Would you be fooled into thinking that the University of Devonshire existed? How would you like to own a qualification from the University of Wexford? Or does graduating from the University of Palmers Green appeal?
These were all trading names of the University Degree Programme, set up with websites looking like they were licensed universities. Thankfully, these fake institutions have all long since been shut down, though the qualifications they issued may still be in use.
And this is only the tip of iceberg, because new fake universities appear all the time. The process to set up a fake university can be easy – a convincing domain name with an educational website installed from a template should do it. And with the addition of relevant text, sometimes plagiarised directly from a real university website, the deception is complete.
Recently, more than 40 websites awarding fraudulent and worthless degrees to UK students were closed down as part of a higher education crackdown. The websites allowed those desperate enough, to fork out money for a fake certificate, which would state they had achieved anything up to doctorate level qualifications.
Many of the websites shut down by the Higher Education Degree Datacheck used names close to those of real universities – such as the supposed “Stafford University”. This seemingly operated on the laurels of the legitimate Staffordshire University.
During my 15 years working in academic integrity research, I’ve come across many methods students use to claim qualifications they don’t deserve. My work on contract cheating, where students pay others to complete their assessments, revealed a network of students looking to build up their degree one fake assignment at a time. Buying a whole qualification outright goes beyond this, circumventing any chance that students have of learning.
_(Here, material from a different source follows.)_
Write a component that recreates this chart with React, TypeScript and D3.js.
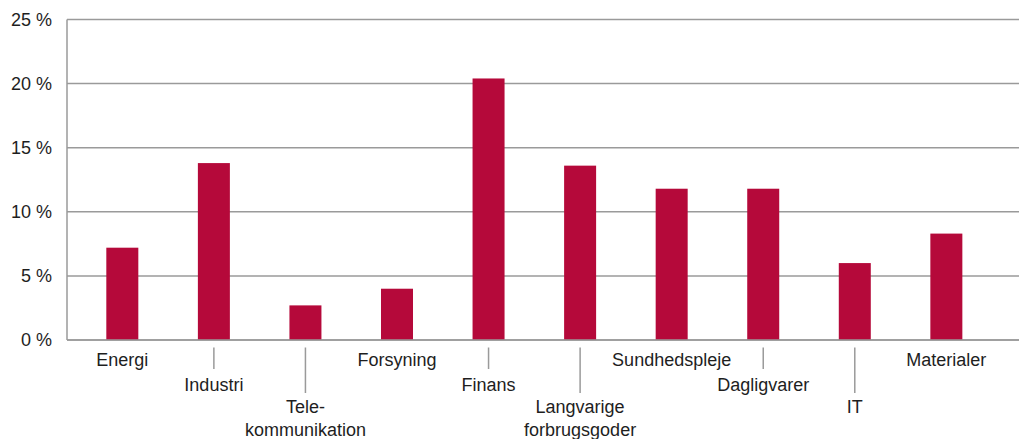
import React from "react";
import * as d3 from "d3";

const categories = [
  "Energi",
  "Industri",
  "Tele-\nkommunikation",
  "Forsyning",
  "Finans",
  "Langvarige\nforbrugsgoder",
  "Sundhedspleje",
  "Dagligvarer",
  "IT",
  "Materialer",
];
const values = [7.2, 13.8, 2.7, 4.0, 20.4, 13.6, 11.8, 11.8, 6.0, 8.3];
const labelRows = [0, 1, 2, 0, 1, 2, 0, 1, 2, 0];
const yTicks = [0, 5, 10, 15, 20, 25];

const W = 1019;
const H = 439;
const left = 67;
const right = 1019;
const top = 19.5;
const bottom = 340;

const FONT = "'Liberation Sans', Arial, sans-serif";
const TEXT = "#1e1e1e";
const GRID = "#9a9a9a";
const BAR = "#b5093a";

export default function App() {
  const x = d3
    .scaleBand<string>()
    .domain(categories)
    .range([left, 1018])
    .paddingInner(0.6505)
    .paddingOuter(0.5186)
    .align(0.414);
  const y = d3.scaleLinear().domain([0, 25]).range([bottom, top]);

  const rowBaseline = [26, 51, 73];
  const lineGap = 23;
  const tickLen = [0, 29, 53];

  return (
    <svg
      width={W}
      height={H}
      style={{ position: "absolute", left: 0, top: 0 }}
      fontFamily={FONT}
    >
      {yTicks.map((t) => (
        <g key={t}>
          <line
            x1={left}
            x2={right}
            y1={y(t)}
            y2={y(t)}
            stroke={GRID}
            strokeWidth={1.5}
          />
          <text
            x={52}
            y={y(t)}
            dy="0.36em"
            textAnchor="end"
            fontSize={18}
            fill={TEXT}
          >
            {`${t} %`}
          </text>
        </g>
      ))}
      {categories.map((c, i) => (
        <rect
          key={c}
          x={x(c)}
          y={y(values[i])}
          width={x.bandwidth()}
          height={y(0) - y(values[i])}
          fill={BAR}
        />
      ))}
      <line x1={left} x2={left} y1={top} y2={bottom} stroke={GRID} strokeWidth={1.5} />
      <line x1={left} x2={right} y1={bottom} y2={bottom} stroke={GRID} strokeWidth={1.5} />
      {categories.map((c, i) => {
        const cx = (x(c) as number) + x.bandwidth() / 2;
        const row = labelRows[i];
        const lines = c.split("\n");
        return (
          <g key={c}>
            {row > 0 && (
              <line
                x1={cx}
                x2={cx}
                y1={bottom + 7.5}
                y2={bottom + tickLen[row]}
                stroke={GRID}
                strokeWidth={1.5}
              />
            )}
            {lines.map((ln, k) => (
              <text
                key={k}
                x={cx}
                y={bottom + rowBaseline[row] + k * lineGap}
                textAnchor="middle"
                fontSize={18}
                fill={TEXT}
              >
                {ln}
              </text>
            ))}
          </g>
        );
      })}
    </svg>
  );
}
Fake universities and diploma mills operate with different levels of subtlety and sophistication. Some fake universities claim to be able to issue awards based on “life experience”. For a fee, they allow people to demonstrate that they’ve already gained the skills needed for a qualification – and they issue a certificate to prove this.
Other fake universities set their site up to look like a real university. Some issue assignments to students. The assignments may never be marked, but could fool people into thinking they were taking a legitimate course. Many fake universities dispense with pretence and just ask for payment for an award.
But a more elaborate business model used by a small group of fake universities has also emerged. These offer subscriptions where they keep up the pretence that their fake qualifications are legitimate. They have also been found to offer services to verify that qualifications they awarded exist, accompanied by fake job references.
It’s also possible to buy a fake degree certificate for a real university. This certificate often looks identical to the real thing. Fraudsters with access to high quality printing equipment can produce these to order. They can even include the elaborate seals and holograms found on the real documents.
Some sites claim that these certificates are just “novelty items”, but there is no text on the purchased certificates to suggest such a thing. And it is possible for individuals with desktop publishing skills and access to templates or photographs of real degree certificates to knock up their own convincing fake versions.
With employability at the forefront of many universities, it is the link with the commercial world where the danger of fake degrees needs to be keenly considered. Once an employer has taken on a graduate worker who cannot deliver, they will not wish to engage with that university in the future. Fake degrees bring with them a clear risk of damage to university reputation.
As a sector, we need to do more to combat fake universities and fake degrees. The important work undertaken by the Higher Education Degree Datacheck is a good start, but awareness needs to go further. Every university needs to know about the imposters trading on its name, as well as the sites offering fake qualifications claiming to be from that university.
Continued alertness and vigilance is needed to preserve academic integrity. We need to stop fake universities trading on commodities that they’re not licensed to award.